A queer woman, Rainey often sang of same sex relationships in songs like “Prove it on Me,” and was known for sometimes preferring women to men. So much so, the cover for that record is Ma in a suit and fedora flirting with young women while a cop looks on from across the street. Bessie Smith, a contemporary of Ma Rainey’s referred to as “the Queen of the Blues” and whom Rainey probably coached while on tour in their early careers, is also said to have had a variety of lovers. Because of this cheeky, up front way of doing things, Ma Rainey was a forerunner of the ‘parody blues’ that would be sung by artists like Lil Green. They could make fun of their romantic partners without fearing repercussion in songs like “Why Don’t You Do Right?”, penned by Chicago blues writer Kansas Joe McCoy in 1936 and later made popular by Peggy Lee.
Ma Rainey’s influence on blues musicians and the blues scene of the time cannot be underestimated. She shared billings with Bessie Smith, T-Bone Walker, Georgia Tom Dorsey and Tampa Red. She would even travel up to New York City and cut sides with Louis Armstrong and Buster Bailey. It is said that Rainey had a lasting influence on Armstrong, and that he adopted many of her performance techniques into his stage presence. Ma Rainey had a unique style that she refused to change, and she loved being professional and cutting records only in the manner she deemed appropriate. She was not going to let a label dictate her sound.
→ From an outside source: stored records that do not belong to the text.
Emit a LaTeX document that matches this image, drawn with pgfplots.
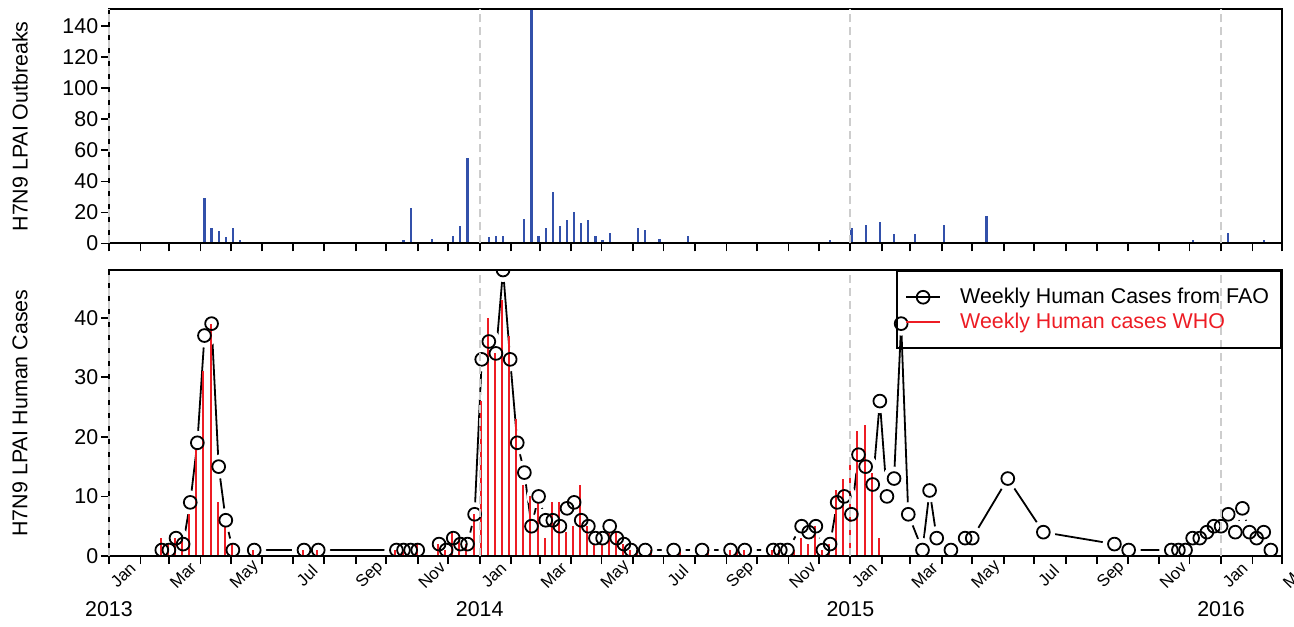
\documentclass[border=0pt]{standalone}
\usepackage{fontspec}
\setmainfont{Liberation Sans}
\usepackage{pgfplots}
\usepackage{pgfplotstable}
\pgfplotsset{compat=1.18}
\definecolor{obblue}{RGB}{50,80,170}
\definecolor{whored}{RGB}{237,28,36}
\definecolor{gridgray}{RGB}{205,205,205}

% day = days since 1 Jan 2013
\pgfplotstableread{
day val
94 29
101 10
108 8
115 4
122 10
129 2
136 1
192 1
199 1
290 2
297 23
304 1
318 3
339 5
346 11
353 55
367 1
374 4
381 5
388 5
395 1
409 16
416 151
423 5
430 10
437 33
444 11
451 15
458 20
465 13
472 15
479 5
486 2
493 7
521 10
528 9
535 1
542 3
549 1
570 5
668 1
710 2
717 1
731 10
745 12
759 14
773 6
794 6
822 12
864 18
1039 1
1067 2
1102 7
1123 1
1130 1
1137 2
}\outbreaks

\pgfplotstableread{
day val
52 1
59 1
66 3
73 2
80 9
87 19
94 37
101 39
108 15
115 6
122 1
143 1
192 1
206 1
283 1
290 1
297 1
304 1
325 2
332 1
339 3
346 2
353 2
360 7
367 33
374 36
381 34
388 48
395 33
402 19
409 14
416 5
423 10
430 6
437 6
444 5
451 8
458 9
465 6
472 5
479 3
486 3
493 5
500 3
507 2
514 1
528 1
556 1
584 1
612 1
626 1
654 1
661 1
668 1
682 5
689 4
696 5
703 1
710 2
717 9
724 10
731 7
738 17
745 15
752 12
759 26
766 10
773 13
780 39
787 7
801 1
808 11
815 3
829 1
843 3
850 3
885 13
920 4
990 2
1004 1
1046 1
1053 1
1060 1
1067 3
1074 3
1081 4
1088 5
1095 5
1102 7
1109 4
1116 8
1123 4
1130 3
1137 4
1144 1
}\fao

\pgfplotstableread{
day val
51 3
58 2
65 3
72 3
79 7
86 18
93 31
100 39
107 9
114 5
121 2
142 1
191 1
205 1
282 1
289 1
303 2
324 2
331 1
338 4
345 3
352 2
359 7
366 26
373 40
380 34
387 43
394 37
401 23
408 12
415 10
422 9
429 3
436 9
443 9
450 4
457 5
464 12
471 5
478 2
485 2
492 4
499 4
506 2
513 1
520 1
534 1
562 1
590 1
611 1
618 1
625 1
653 1
660 1
674 1
681 3
688 2
695 5
702 1
709 2
716 11
723 13
730 16
737 21
744 22
751 14
758 3
}\who

\pgfplotsset{
  common/.style={
    scale only axis,
    width=586.5pt,
    xmin=0, xmax=1155,
    axis on top,
    axis line style={line width=1pt},
    every tick/.style={black, line width=0.9pt},
    every minor tick/.style={black, line width=0.9pt},
    tick align=outside,
    major tick length=4pt,
    minor tick length=4pt,
    xtick pos=bottom, ytick pos=left,
    xtick={0,59,120,181,243,304,365,424,485,546,608,669,730,789,850,911,973,1034,1095,1155},
    minor xtick={31,90,151,212,273,334,396,455,516,577,638,699,761,820,881,942,1003,1064,1126},
    extra x ticks={0,365,730,1095},
    extra x tick labels={},
    extra x tick style={grid=major, major tick length=0pt,
      major grid style={gridgray, line width=0.9pt, dash pattern=on 4pt off 2.5pt}},
    font=\fontsize{10.7}{12.8}\selectfont,
    /pgf/number format/assume math mode=true,
    yticklabel style={inner xsep=1.2pt},
    clip mode=individual,
    clip marker paths=true,
  }
}

\begin{document}
\begin{tikzpicture}
\useasboundingbox (-54.5pt,-35pt) rectangle (592.5pt,278pt);

\begin{axis}[common, at={(0,156.25pt)}, anchor=south west,
  height=117.15pt, ymin=0, ymax=151, ytick={0,20,...,140},
  xticklabels={},
  ylabel={H7N9 LPAI Outbreaks},
  ylabel style={at={(axis description cs:-0.0759,0.5)}, anchor=center}]
\addplot[ycomb, obblue, line width=1.1pt, no markers] table[x=day,y=val] {\outbreaks};
\end{axis}

\begin{axis}[common, at={(0,0)}, anchor=south west,
  height=143pt, ymin=0, ymax=48, ytick={0,10,...,40},
  xticklabels={Jan,Mar,May,Jul,Sep,Nov,Jan,Mar,May,Jul,Sep,Nov,Jan,Mar,May,Jul,Sep,Nov,Jan,Mar},
  xticklabel style={rotate=45, anchor=center, font=\fontsize{8.4}{9.6}\selectfont, yshift=-9pt, xshift=1pt},
  ylabel={H7N9 LPAI Human Cases},
  ylabel style={at={(axis description cs:-0.0759,0.5)}, anchor=center},
  legend style={at={(1,1)}, anchor=north east, draw=black, line width=1pt, fill=none,
    inner xsep=4pt, inner ysep=6.5pt, row sep=-1pt,
    /tikz/every odd column/.append style={column sep=7.5pt},
    font=\fontsize{10.7}{12.8}\selectfont},
  legend cell align=left]
% FAO line (type "b" look: line, white gaps, then circles)
\addplot[black, line width=0.9pt, no markers, forget plot] table[x=day,y=val] {\fao};
\addplot[only marks, mark=*, mark size=5.8pt, mark options={draw=white, fill=white}, forget plot] table[x=day,y=val] {\fao};
% WHO bars
\addplot[ycomb, whored, line width=1pt, no markers, forget plot] table[x=day,y=val] {\who};
% FAO circles
\addplot[only marks, black, mark=o, mark size=3.2pt, mark options={line width=0.9pt}, forget plot] table[x=day,y=val] {\fao};
\addlegendimage{black, line width=0.9pt, mark=o, mark size=3.2pt, mark options={line width=0.9pt}}
\addlegendentry{Weekly Human Cases from FAO}
\addlegendimage{legend image code/.code={\draw[whored, line width=1pt] (0cm,0cm) -- (0.6cm,0cm);}}
\addlegendentry{\textcolor{whored}{Weekly Human cases WHO}}
\node at (axis cs:0,0) [yshift=-26.5pt] {2013};
\node at (axis cs:365,0) [yshift=-26.5pt] {2014};
\node at (axis cs:730,0) [yshift=-26.5pt] {2015};
\node at (axis cs:1095,0) [yshift=-26.5pt] {2016};
\end{axis}
\end{tikzpicture}
\end{document}
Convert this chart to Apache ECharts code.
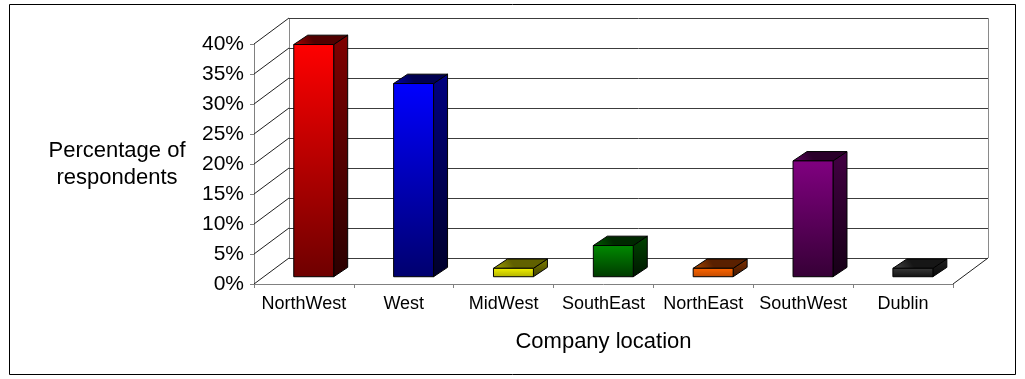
<!DOCTYPE html>
<html>
<head>
<meta charset="utf-8">
<script src="https://cdn.jsdelivr.net/npm/echarts@6/dist/echarts.min.js"></script>
<style>
html,body{margin:0;padding:0;background:#fff;}
#chart{width:1025px;height:379px;}
</style>
</head>
<body>
<div id="chart"></div>
<script>
// ---- data ----
const categories = ['NorthWest', 'West', 'MidWest', 'SouthEast', 'NorthEast', 'SouthWest', 'Dublin'];
const percentages = [38.7, 32.2, 1.4, 5.2, 1.4, 19.3, 1.4];
const yTicks = [0, 5, 10, 15, 20, 25, 30, 35, 40];
const xTitle = 'Company location';
const yTitle = 'Percentage of\nrespondents';

// ---- styles (not data) ----
const barStyles = [
  {front: ['#ff0000', '#6e0000'], side: ['#800000', '#2a0000'], top: ['#b00000', '#500000']},
  {front: ['#0000ff', '#00006e'], side: ['#000080', '#00002a'], top: ['#0000b0', '#000050']},
  {front: ['#f2f200', '#b0b000'], side: ['#808000', '#404000'], top: ['#a8a800', '#606000']},
  {front: ['#008a00', '#003a00'], side: ['#004400', '#001600'], top: ['#006000', '#002800']},
  {front: ['#ff6600', '#c04a00'], side: ['#803000', '#401600'], top: ['#b04a00', '#5a2000']},
  {front: ['#800080', '#360036'], side: ['#420042', '#160016'], top: ['#600060', '#2a002a']},
  {front: ['#3a3a3a', '#121212'], side: ['#222222', '#080808'], top: ['#4a4a4a', '#161616']}
];
const DX = 35, DY = -26;          // depth of the 3D walls
const BAR_OFF = 0.28;             // bar front face position inside depth
const BAR_DEPTH = 0.4;            // bar depth as fraction of wall depth
const FONT = '"Liberation Sans", Arial, sans-serif';

function grad(c) {
  return {type: 'linear', x: 0, y: 0, x2: 0, y2: 1,
    colorStops: [{offset: 0, color: c[0]}, {offset: 1, color: c[1]}]};
}
function crisp(v) { return Math.round(v) + 0.5; }

const chart = echarts.init(document.getElementById('chart'), null, {renderer: 'canvas'});

const wallData = yTicks.map(t => [0, t]);
const yMax = yTicks[yTicks.length - 1];

function renderWall(params, api) {
  const cs = params.coordSys;
  const v = api.value(1);
  const y = api.coord([0, v])[1];
  const x0 = cs.x, x1 = cs.x + cs.width;
  const by = crisp(y + DY);
  const children = [
    {type: 'line', shape: {x1: x0 + DX, y1: by, x2: x1 + DX, y2: by},
      style: {stroke: '#3c3c3c', lineWidth: 1}},
    {type: 'line', shape: {x1: x0, y1: y, x2: x0 + DX, y2: y + DY},
      style: {stroke: '#202020', lineWidth: 1}}
  ];
  if (v === 0) {
    const yTop = api.coord([0, yMax])[1];
    children.push(
      {type: 'line', shape: {x1: x1, y1: y, x2: x1 + DX, y2: y + DY},
        style: {stroke: '#202020', lineWidth: 1}},
      {type: 'line', shape: {x1: crisp(x0 + DX), y1: y + DY, x2: crisp(x0 + DX), y2: yTop + DY},
        style: {stroke: '#8a8a8a', lineWidth: 1}},
      {type: 'line', shape: {x1: crisp(x1 + DX), y1: y + DY, x2: crisp(x1 + DX), y2: yTop + DY},
        style: {stroke: '#8a8a8a', lineWidth: 1}}
    );
  }
  return {type: 'group', children: children};
}

function renderBar(params, api) {
  const idx = api.value(0);
  const val = api.value(1);
  const c0 = api.coord([idx, 0]);
  const c1 = api.coord([idx, val]);
  const catW = api.size([1, 0])[0];
  const bw = catW * 0.40;
  const ox = DX * BAR_OFF, oy = DY * BAR_OFF;
  const bdx = DX * BAR_DEPTH, bdy = DY * BAR_DEPTH * 0.9;
  const xl = c0[0] - bw / 2 + ox, xr = xl + bw;
  const yb = c0[1] + oy, yt = c1[1] + oy;
  const st = barStyles[params.dataIndex];
  const stroke = {stroke: '#000', lineWidth: 1, lineJoin: 'round'};
  return {type: 'group', children: [
    {type: 'polygon', shape: {points: [[xr, yt], [xr + bdx, yt + bdy], [xr + bdx, yb + bdy], [xr, yb]]},
      style: Object.assign({fill: grad(st.side)}, stroke)},
    {type: 'polygon', shape: {points: [[xl, yt], [xr, yt], [xr + bdx, yt + bdy], [xl + bdx, yt + bdy]]},
      style: Object.assign({fill: {type: 'linear', x: 0, y: 1, x2: 0.3, y2: 0,
        colorStops: [{offset: 0, color: st.top[0]}, {offset: 1, color: st.top[1]}]}}, stroke)},
    {type: 'rect', shape: {x: xl, y: yt, width: bw, height: yb - yt},
      style: Object.assign({fill: grad(st.front)}, stroke)}
  ]};
}

const option = {
  animation: false,
  backgroundColor: '#ffffff',
  textStyle: {fontFamily: FONT},
  graphic: [{
    type: 'rect', shape: {x: 9.5, y: 4.5, width: 1006, height: 370},
    style: {fill: 'none', stroke: '#000', lineWidth: 1}, z: 0, silent: true
  }],
  grid: {left: 254, top: 44, width: 699, height: 240, containLabel: false},
  xAxis: {
    type: 'category',
    data: categories,
    boundaryGap: true,
    name: xTitle,
    nameLocation: 'middle',
    nameGap: 47,
    nameTextStyle: {fontSize: 22, color: '#000', fontFamily: FONT},
    axisLine: {lineStyle: {color: '#808080', width: 1}},
    axisTick: {show: true, alignWithLabel: false, length: 4, lineStyle: {color: '#808080'}},
    axisLabel: {fontSize: 18, color: '#000', margin: 11, fontFamily: FONT, interval: 0},
    splitLine: {show: false}
  },
  yAxis: {
    type: 'value',
    min: yTicks[0],
    max: yMax,
    interval: yTicks[1] - yTicks[0],
    name: yTitle,
    nameLocation: 'middle',
    nameRotate: 0,
    nameGap: 137,
    nameTextStyle: {fontSize: 22, color: '#000', align: 'center', lineHeight: 27, fontFamily: FONT, padding: [11, 0, 0, 0]},
    axisLine: {show: true, lineStyle: {color: '#808080', width: 1}},
    axisTick: {show: true, inside: false, length: 4, lineStyle: {color: '#808080'}},
    axisLabel: {fontSize: 21, color: '#000', margin: 10, fontFamily: FONT, formatter: '{value}%', padding: [5, 0, 0, 0]},
    splitLine: {show: false}
  },
  series: [
    {
      type: 'custom', name: 'walls', renderItem: renderWall,
      data: wallData, encode: {x: 0, y: 1}, z: 1, silent: true, clip: false
    },
    {
      type: 'custom', name: 'bars', renderItem: renderBar,
      data: percentages.map((v, i) => [i, v]), encode: {x: 0, y: 1}, z: 3, clip: false
    }
  ]
};
chart.setOption(option);
</script>
</body>
</html>
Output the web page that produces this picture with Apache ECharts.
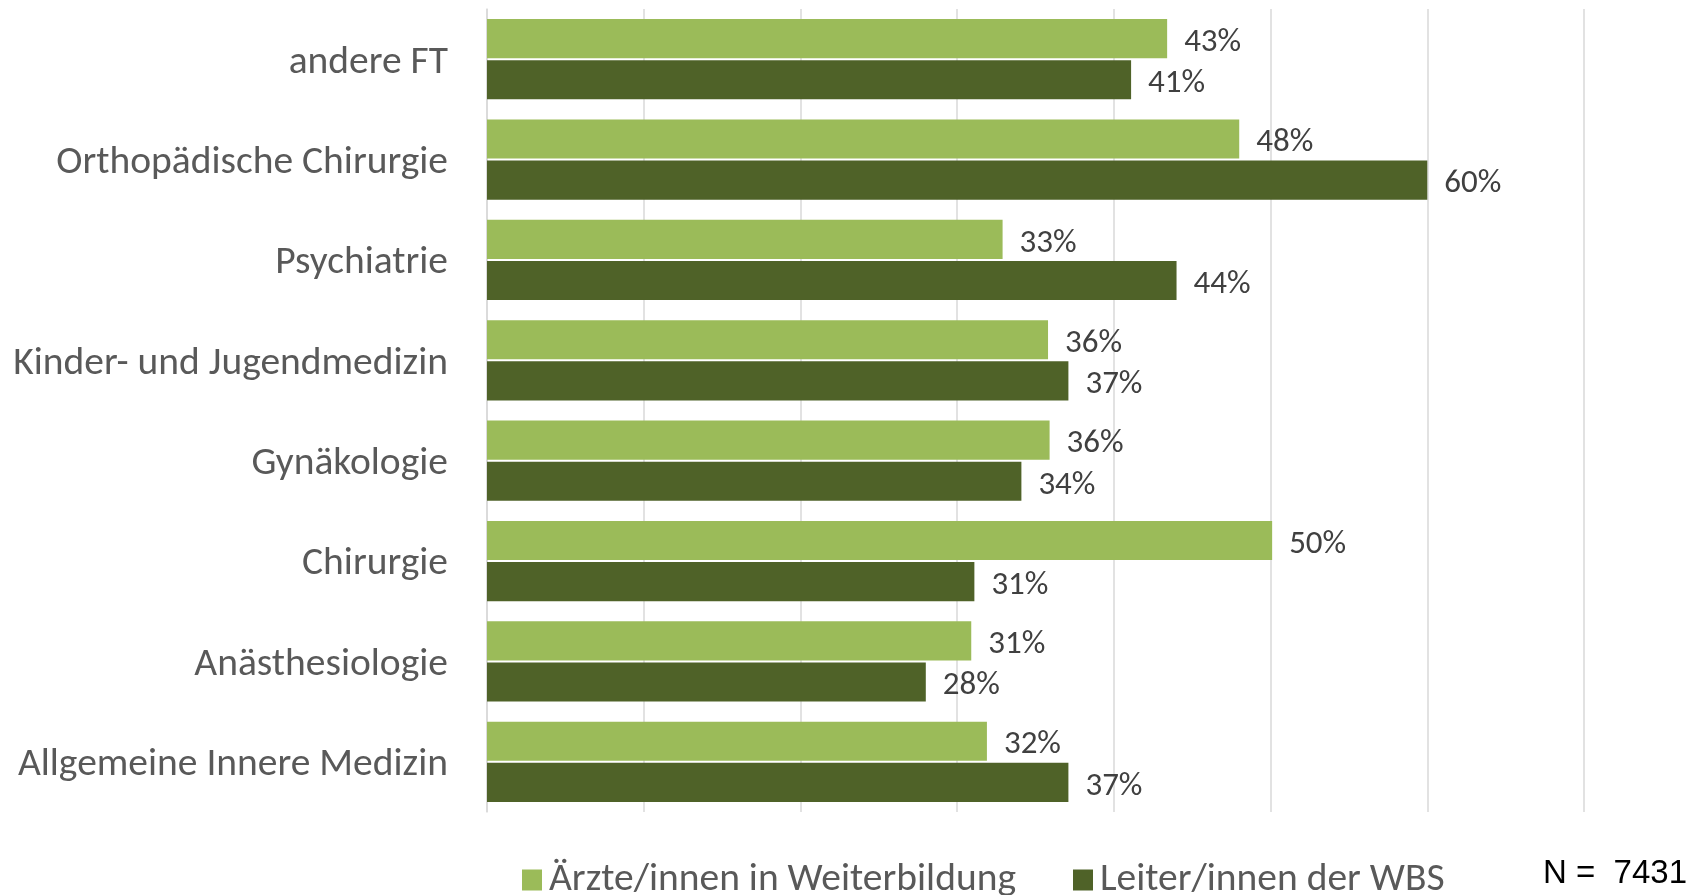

The Great Depression took a toll on the popularity of blues music, and Ma Rainey was not willing to adapt her music to fit the style of the times. Ma Rainey was back to touring live again by the early 1930s with significantly less wealth. In 1935, she retired to her hometown of Columbus, Georgia to manage two theaters. She died there four years later at the age of 53. Although her career did not survive the Great Depression, the popularity of the country-fied blues she generated would persist well after she died. In 1932, BlueBird records would emerge as a division of RCA, and dominate the Chicago blues market, producing artists such as Big Bill Broonzy and Sonny Boy Williamson. In fact, most of the prominent male Chicago blues star, such as Muddy Waters, Buddy Guy or Willie Dixon, were active from the late 1930s to early 1960s, long after Ma Rainey had passed on.
The legacy of Ma Rainey was affirmed with her induction into the Blues Foundation Hall of Fame in 1983 and the Rock and Roll Hall of Fame (an an “early influence”) in 1990. The singer’s childhood home is now the Ma Rainey House and Blues Museum. In Daphne Duval Harrison’s book about early female Blues vocalists, Black Pearl, the author has this to say in tribute to the legendary singer: “The goodhumored, rollicking Rainey loved life, loved love, and most of all loved her people. Her voice bursts forth with a hearty declaration of courage and determination—a reaffirmation of black life.”